There is an argument to be said that geographical exploration is spent. Once undiscovered shores now boast homes listed at $13.2 million. For that price, you also get an island and a claim to the place where famed fur trader and mapmaker David Thompson established one of the first trading posts of the West, the historic Kullyspel House. The chimneys, said to have stood for nearly 100 years, have long returned to the soil somewhere beneath the downstairs cinema.

If that’s out of your price range or you want less historical context to your dwelling, there’s one for $5.2 million next door, but it’s only a four-bed, three-bath, zero-island. Maybe that’s where Finan McDonald pitched his tent. And before him, who else explored those shores?

One cannot explore there anymore. Most of the land has been turned into manicured lawns and other forms of ecological wasteland, because the most important thing about owning a slab of nature is taming it, of course. The shorelines are marred with docks that look like crooked teeth, giant boats with their matching bumpers bobbing softly against them.

Our own boat (the kind that carries a gaggle of party-goers and their catering) chug-chugged past the timber mansions and their 3,000-square-foot guest houses, beyond the edges of the lake, and into the sprawling delta of the Clark Fork River.

The Clark Fork River is responsible for bringing 80% of the water (snow melt and such from the Rockies) to Lake Pend Oreille. The force of the river slows as it reaches the large body of water, leaving sediment and sand build up and forming the fanning, shallow spread of the delta. The delta itself turns into a system of waterways and low islands, a watery maze of sorts.

From the vantage point of the water’s surface, one is immersed in the shimmer of verdant foliage, it’s reflection, and the soft noises of breezes and creatures. It smells lush and wet here, and while some sounds disappear into the trees, others are amplified. Coasting through the waters quietly brings a sense of reverence and wonder.

There are still places that feel like exploring. So much in our backyards has not been seen by us as individuals. Having grown up in North Idaho, I am amazed and rather embarrassed at how little of my backyard I have actually explored. This was my first time into the delta, or even on the Clark Fork River!

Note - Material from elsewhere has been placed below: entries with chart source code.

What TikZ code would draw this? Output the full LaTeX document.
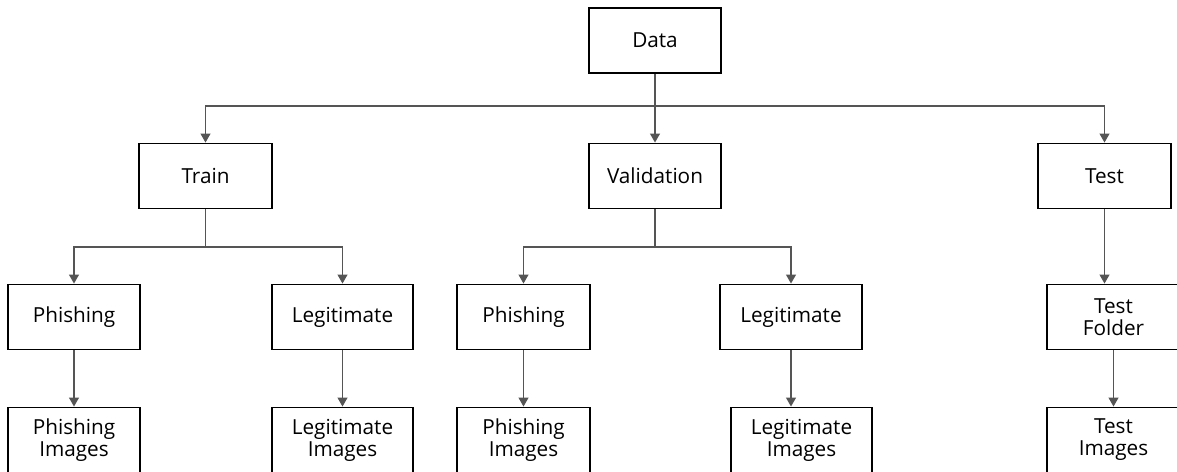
\documentclass[tikz,border=0pt]{standalone}
\usepackage{fontspec}
\setsansfont{Open Sans}
\usetikzlibrary{arrows.meta, positioning}
\definecolor{cline}{HTML}{555555}
\tikzset{
  every picture/.style={font=\sffamily\fontsize{11.8}{12.6}\selectfont},
  box/.style={draw=black, line width=1.1pt, fill=white, align=center, inner sep=0pt, minimum width=#1*0.02cm, minimum height=1.3cm},
  box/.default=133,
  link/.style={draw=cline, line width=0.7pt},
  arrow/.style={link, -{Triangle[length=0.18cm, width=0.2cm]}},
}
\begin{document}
\begin{tikzpicture}[x=0.02cm, y=-0.02cm]
  \useasboundingbox (0,0) rectangle (1177,472);
  % top level
  \node[box=132] (data) at (655,40.5) {Data};
  \node[box] (train) at (205.5,176) {Train};
  \node[box=132] (val) at (655,176) {Validation};
  \node[box] (test) at (1104.5,176) {Test};
  % second level
  \node[box=132] (phtr) at (74,317) {Phishing};
  \node[box=141] (lgtr) at (342.5,317) {Legitimate};
  \node[box] (phva) at (523.5,317) {Phishing};
  \node[box=142] (lgva) at (791,317) {Legitimate};
  \node[box] (tfold) at (1113.5,317) {Test\\Folder};
  % image folders
  \node[box=132] (phtrimg) at (74,440) {Phishing\\Images};
  \node[box=141] (lgtrimg) at (342.5,440) {Legitimate\\Images};
  \node[box] (phvaimg) at (523.5,440) {Phishing\\Images};
  \node[box=141] (lgvaimg) at (801.5,440) {Legitimate\\Images};
  \node[box] (timg) at (1113.5,440) {Test\\Images};
  % junctions
  \coordinate (jdata) at (655,106);
  \coordinate (jtrain) at (205.5,247);
  \coordinate (jval) at (655,247);
  \draw[link] (data) -- (jdata);
  \draw[arrow] (jdata) -- (val);
  \foreach \n in {train, test} \draw[arrow] (jdata) -| (\n.north);
  \draw[link] (train) -- (jtrain);
  \foreach \n in {phtr, lgtr} \draw[arrow] (jtrain) -| (\n.north);
  \draw[link] (val) -- (jval);
  \foreach \n in {phva, lgva} \draw[arrow] (jval) -| (\n.north);
  \draw[arrow] (test.south) -- (test.south |- tfold.north);
  % down to the images
  \foreach \a/\b in {phtr/phtrimg, lgtr/lgtrimg, phva/phvaimg, lgva/lgvaimg, tfold/timg}
    \draw[arrow] (\a.south) -- (\a.south |- \b.north);
\end{tikzpicture}
\end{document}
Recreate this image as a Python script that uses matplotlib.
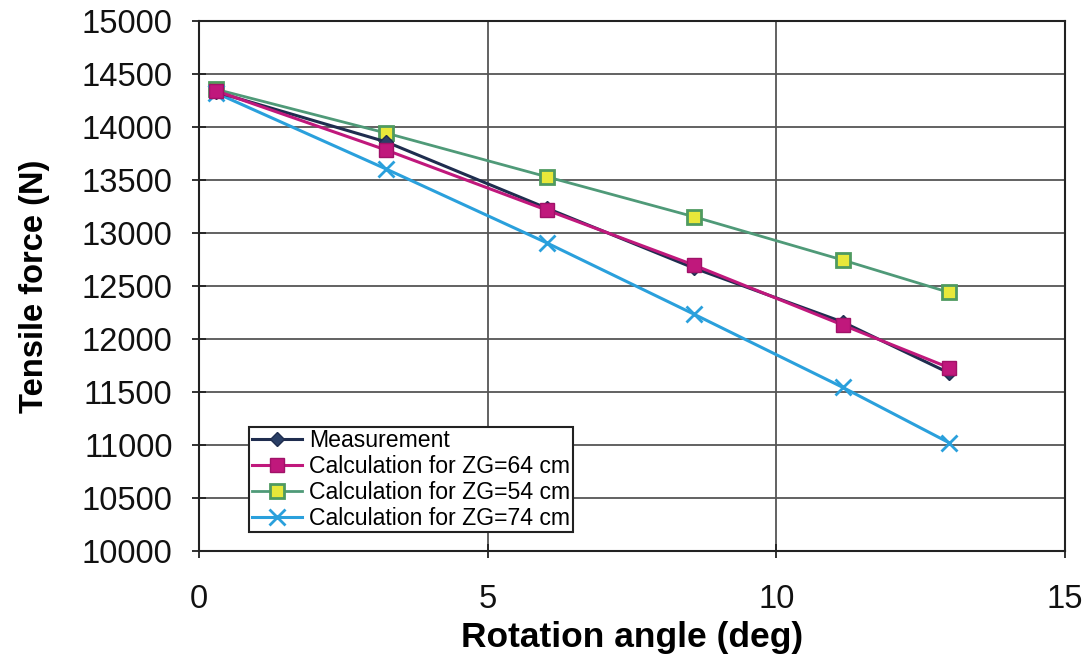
import matplotlib
matplotlib.use("Agg")
import matplotlib.pyplot as plt

# Rotation angle (deg) at each measuring step
angle = [0.30, 3.24, 6.02, 8.57, 11.15, 12.99]

# Tensile force (N)
measurement = [14330, 13860, 13235, 12670, 12160, 11680]
calc_zg64 = [14340, 13783, 13217, 12698, 12132, 11730]
calc_zg54 = [14355, 13943, 13531, 13154, 12745, 12440]
calc_zg74 = [14320, 13604, 12908, 12235, 11544, 11022]

x_ticks = [0, 5, 10, 15]
y_ticks = list(range(10000, 15001, 500))

plt.rcParams['font.family'] = ['Liberation Sans', 'DejaVu Sans']

fig = plt.figure(figsize=(10.88, 6.57), dpi=100)
ax = fig.add_axes([199 / 1088, 1 - 551 / 657, (1065 - 199) / 1088, (551 - 21) / 657])

ax.plot(angle, measurement, color='#1f2d4f', lw=2.2, marker='D', ms=7,
        mfc='#2a3f66', mec='#1f2d4f', label='Measurement', zorder=4)
ax.plot(angle, calc_zg64, color='#c0187c', lw=2.2, marker='s', ms=10,
        mfc='#c0187c', mec='#a01268', label='Calculation for ZG=64 cm', zorder=5)
ax.plot(angle, calc_zg54, color='#4f9a78', lw=2.0, marker='s', ms=10,
        mfc='#e8e83a', mec='#4f9a60', mew=2, label='Calculation for ZG=54 cm', zorder=3)
ax.plot(angle, calc_zg74, color='#2aa0dc', lw=2.2, marker='x', ms=12, mew=2,
        label='Calculation for ZG=74 cm', zorder=3)

ax.set_xlim(0, 15)
ax.set_ylim(10000, 15000)
ax.set_xticks(x_ticks)
ax.set_yticks(y_ticks)
ax.grid(True, color='#555555', lw=1.3)
ax.set_axisbelow(True)
for s in ax.spines.values():
    s.set_color('#222222')
    s.set_linewidth(1.5)

ax.tick_params(axis='both', labelsize=23.5, direction='inout', length=10,
               width=1.3, colors='#222222')
ax.tick_params(axis='x', pad=19)
ax.tick_params(axis='y', pad=14)
for lbl in ax.get_xticklabels() + ax.get_yticklabels():
    lbl.set_color('#111111')

ax.set_xlabel('Rotation angle (deg)', fontsize=25.5, fontweight='bold', labelpad=4)
ax.set_ylabel('Tensile force (N)', fontsize=23.5, fontweight='bold', labelpad=23)

leg = ax.legend(loc='lower left', bbox_to_anchor=(0.058, 0.036), fontsize=16.6,
                frameon=True, fancybox=False, framealpha=1, edgecolor='#222222',
                handlelength=2.2, handletextpad=0.3, borderpad=0.1,
                labelspacing=0.12, borderaxespad=0)
leg.get_frame().set_linewidth(1.5)

fig.savefig('out.png', dpi=100, facecolor='white')
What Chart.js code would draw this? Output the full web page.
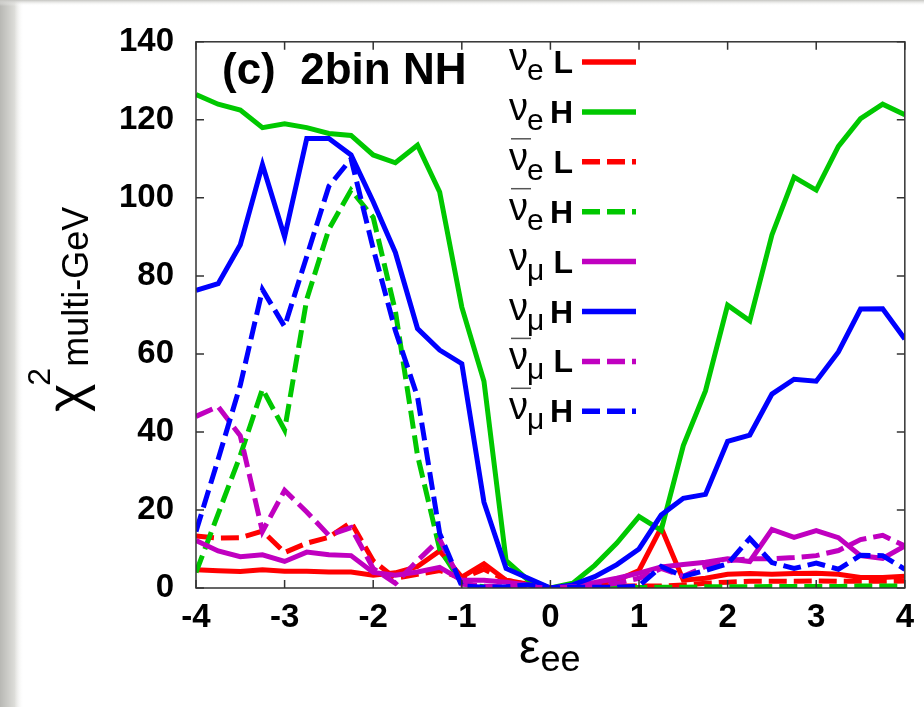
<!DOCTYPE html>
<html>
<head>
<meta charset="utf-8">
<script src="https://cdn.jsdelivr.net/npm/chart.js@4.4.0/dist/chart.umd.min.js"></script>
<style>
  html, body { margin: 0; padding: 0; background: #fff; }
  canvas { display: block; }
</style>
</head>
<body>
<canvas id="chart" width="924" height="707"></canvas>
<script>
// epsilon_ee grid
const epsEE = [-4, -3.75, -3.5, -3.25, -3, -2.75, -2.5, -2.25, -2, -1.75, -1.5, -1.25, -1, -0.75, -0.5, -0.25,
  0, 0.25, 0.5, 0.75, 1, 1.25, 1.5, 1.75, 2, 2.25, 2.5, 2.75, 3, 3.25, 3.5, 3.75, 4];

// chi^2 multi-GeV, one array per sample
const nueL = [4.7, 4.4, 4.2, 4.7, 4.3, 4.3, 4.1, 4.1, 3.3, 3.9, 5.5, 9.5, 2.8, 6.2, 2.0, 1.0,
  0, 0.5, 1.2, 2.0, 4.5, 15.5, 2.0, 2.5, 3.5, 3.7, 3.5, 3.7, 3.8, 3.5, 2.7, 2.7, 3.0];
const nueH = [126.5, 124, 122.5, 118, 119, 118, 116.5, 116, 111, 109, 113.5, 101.5, 72, 53, 7, 2,
  0, 1.2, 5.8, 11.5, 18.3, 14.8, 36.5, 50.5, 72.5, 68.5, 90.5, 105.3, 102, 113.2, 120.3, 124, 121.3];
const nuebarL = [13.3, 12.8, 12.9, 14.6, 9.1, 11.5, 13, 16.8, 7, 2.5, 3.5, 4.5, 2.5, 4.8, 2, 0.8,
  0, 0.2, 0.3, 0.5, 0.5, 0.5, 0.8, 1.2, 1.5, 1.7, 1.7, 1.7, 1.8, 1.7, 1.7, 1.7, 1.8];
const nuebarH = [4, 19, 34, 51, 40.5, 74, 92, 102, 95, 71, 34, 10, 1.2, 0.3, 0.1, 0,
  0, 0, 0.1, 0.1, 0.1, 0.2, 0.2, 0.3, 0.3, 0.3, 0.4, 0.4, 0.4, 0.4, 0.5, 0.5, 0.5];
const numuL = [12.2, 9.5, 8, 8.5, 6.8, 9.2, 8.5, 8.3, 4, 3.3, 4.1, 5.3, 2, 2, 1.5, 0.8,
  0, 0.6, 1.4, 2.5, 3.8, 5.4, 6, 6.6, 7.5, 6.8, 15, 13, 14.7, 12.9, 8.3, 7.6, 10.8];
const numuH = [76.3, 78, 88, 108.5, 90, 115.2, 115.2, 111, 99, 86, 66.5, 61, 57.5, 22, 5, 2.5,
  0, 0.8, 2.9, 6, 10, 18.7, 23, 24, 37.6, 39.2, 49.7, 53.5, 53, 60.5, 71.5, 71.6, 63.8];
const numubarL = [44, 46.5, 39, 14.5, 25, 19.5, 13.5, 15.5, 5, 1.2, 7, 12.5, 1, 0.5, 0.3, 0.3,
  0, 0.3, 0.5, 1.2, 2.5, 5, 3, 5.5, 7, 7.5, 7.5, 7.8, 8.3, 9.6, 12.4, 13.5, 10.8];
const numubarH = [14.5, 33, 52, 76.5, 67, 85, 103, 110, 87, 66, 49, 14, 0.5, 0.2, 0.3, 0.8,
  0, 0.2, 0.2, 0.2, 0.5, 5.5, 3, 4.5, 6.2, 12.7, 6.5, 5, 6.4, 4.8, 8.4, 8.3, 4.8];

const xTickValues = [-4, -3, -2, -1, 0, 1, 2, 3, 4];
const yTickValues = [0, 20, 40, 60, 80, 100, 120, 140];

// legend text pieces
const legendFlavor = ["e", "e", "e", "e", "\u03bc", "\u03bc", "\u03bc", "\u03bc"];
const legendAnti = [false, false, true, true, false, false, true, true];
const legendMass = ["L", "H", "L", "H", "L", "H", "L", "H"];
const panelTitle = "(c)  2bin NH";

const RED = "#ff0000", GREEN = "#00c800", MAG = "#c000c0", BLUE = "#0000ff";
const DASH = [18, 7];
const FONT = "'Liberation Sans', Arial, sans-serif";

function series(label, values, color, dashed) {
  return {
    label,
    data: values.map((v, i) => ({ x: epsEE[i], y: v })),
    borderColor: color,
    borderWidth: 5,
    borderDash: dashed ? DASH : [],
    pointRadius: 0,
    tension: 0,
    fill: false
  };
}

const datasets = [
  series("nue L", nueL, RED, false),
  series("nue H", nueH, GREEN, false),
  series("nuebar L", nuebarL, RED, true),
  series("nuebar H", nuebarH, GREEN, true),
  series("numu L", numuL, MAG, false),
  series("numu H", numuH, BLUE, false),
  series("numubar L", numubarL, MAG, true),
  series("numubar H", numubarH, BLUE, true)
];
// later samples are drawn on top, like gnuplot
datasets.forEach((d, i) => { d.order = datasets.length - i; });

const background = {
  id: "background",
  beforeDraw(chart) {
    const ctx = chart.ctx;
    ctx.save();
    ctx.fillStyle = "#fff";
    ctx.fillRect(0, 0, chart.width, chart.height);
    const g = ctx.createLinearGradient(0, 0, 24, 0);
    g.addColorStop(0, "#b8b8b4");
    g.addColorStop(0.6, "#dcdcd8");
    g.addColorStop(1, "rgba(255,255,255,0)");
    ctx.fillStyle = g;
    ctx.fillRect(0, 0, 24, chart.height);
    const gt = ctx.createLinearGradient(0, 0, 0, 6);
    gt.addColorStop(0, "#c4c4c0");
    gt.addColorStop(1, "rgba(255,255,255,0)");
    ctx.fillStyle = gt;
    ctx.fillRect(0, 0, chart.width, 6);
    ctx.restore();
  }
};

const frame = {
  id: "frame",
  afterDatasetsDraw(chart) {
    const { ctx, chartArea: a, scales: { x, y } } = chart;
    ctx.save();
    ctx.strokeStyle = "#333";
    ctx.lineWidth = 1.5;
    ctx.strokeRect(a.left, a.top, a.right - a.left, a.bottom - a.top);
    ctx.beginPath();
    for (const v of xTickValues) {
      const px = x.getPixelForValue(v);
      ctx.moveTo(px, a.bottom); ctx.lineTo(px, a.bottom - 8);
      ctx.moveTo(px, a.top); ctx.lineTo(px, a.top + 8);
    }
    for (const v of yTickValues) {
      const py = y.getPixelForValue(v);
      ctx.moveTo(a.left, py); ctx.lineTo(a.left + 8, py);
      ctx.moveTo(a.right, py); ctx.lineTo(a.right - 8, py);
    }
    ctx.stroke();
    ctx.restore();
  }
};

const texts = {
  id: "texts",
  afterDraw(chart) {
    const ctx = chart.ctx;
    ctx.save();
    ctx.fillStyle = "#000";
    ctx.textBaseline = "alphabetic";

    // panel title
    ctx.font = "bold 44px " + FONT;
    ctx.textAlign = "left";
    ctx.fillText(panelTitle, 222, 84);

    // legend
    const ds = chart.data.datasets;
    for (let k = 0; k < ds.length; k++) {
      const rowY = 62 + 49.9 * k;
      ctx.fillStyle = "#000";
      ctx.textAlign = "left";
      ctx.font = "38px " + FONT;
      ctx.fillText("\u03bd", 509, rowY + 8);
      const w = ctx.measureText("\u03bd").width;
      ctx.font = "30px " + FONT;
      ctx.fillText(legendFlavor[k], 509 + w - 1, rowY + 18);
      if (legendAnti[k]) {
        ctx.strokeStyle = "#555";
        ctx.lineWidth = 1.5;
        ctx.beginPath();
        ctx.moveTo(511, rowY - 23);
        ctx.lineTo(531, rowY - 23);
        ctx.stroke();
      }
      ctx.font = "bold 32px " + FONT;
      ctx.textAlign = "right";
      ctx.fillText(legendMass[k], 573, rowY + 11);

      ctx.strokeStyle = ds[k].borderColor;
      ctx.lineWidth = ds[k].borderWidth + 0.5;
      ctx.setLineDash(ds[k].borderDash);
      ctx.beginPath();
      ctx.moveTo(582, rowY);
      ctx.lineTo(636, rowY);
      ctx.stroke();
      ctx.setLineDash([]);
    }

    // x axis title: epsilon_ee
    ctx.textAlign = "left";
    ctx.font = "48px " + FONT;
    ctx.fillText("\u03b5", 519, 663);
    const ew = ctx.measureText("\u03b5").width;
    ctx.font = "36px " + FONT;
    ctx.fillText("ee", 519 + ew, 671);

    // y axis title: chi^2 multi-GeV (rotated)
    ctx.translate(0, 412);
    ctx.rotate(-Math.PI / 2);
    ctx.font = "54px " + FONT;
    ctx.fillText("\u03c7", 0, 84);
    const cw = ctx.measureText("\u03c7").width;
    ctx.font = "32px " + FONT;
    ctx.fillText("2", cw - 2, 50);
    const tw = ctx.measureText("2").width;
    ctx.font = "36px " + FONT;
    ctx.fillText("multi-GeV", cw + tw - 1, 88);
    ctx.restore();
  }
};

new Chart(document.getElementById("chart"), {
  type: "line",
  data: { datasets },
  options: {
    responsive: false,
    animation: false,
    layout: { padding: { left: 0, right: 17, top: 30, bottom: 0 } },
    plugins: { legend: { display: false }, tooltip: { enabled: false } },
    scales: {
      x: {
        type: "linear",
        min: -4,
        max: 4,
        afterBuildTicks: (s) => { s.ticks = xTickValues.map(v => ({ value: v })); },
        afterFit: (s) => { s.height = 119; },
        grid: { display: false, drawTicks: false },
        border: { display: false },
        ticks: {
          autoSkip: false,
          maxRotation: 0,
          padding: 10,
          color: "#000",
          font: { family: FONT, size: 33, weight: "bold" }
        }
      },
      y: {
        min: 0,
        max: 140,
        afterBuildTicks: (s) => { s.ticks = yTickValues.map(v => ({ value: v })); },
        afterFit: (s) => { s.width = 196; },
        grid: { display: false, drawTicks: false },
        border: { display: false },
        ticks: {
          padding: 22,
          color: "#000",
          font: { family: FONT, size: 33, weight: "bold" }
        }
      }
    }
  },
  plugins: [background, frame, texts]
});
</script>
</body>
</html>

While it is true that many wild places are now settled and that first explorations are of limited availability, it is also true that there is much we have likely not explored for ourselves.

So as I make my list of summer adventures this year, I’m going to make a point of staying close to home and wandering the places here that I have not been.

Maybe eventually I’ll even get to Yellowstone or Glacier, but for now, the surrounding wilderness wonders offer plenty I have never seen.

And I am a firm believer that our appreciation of these places is how we foster a culture of preserving them.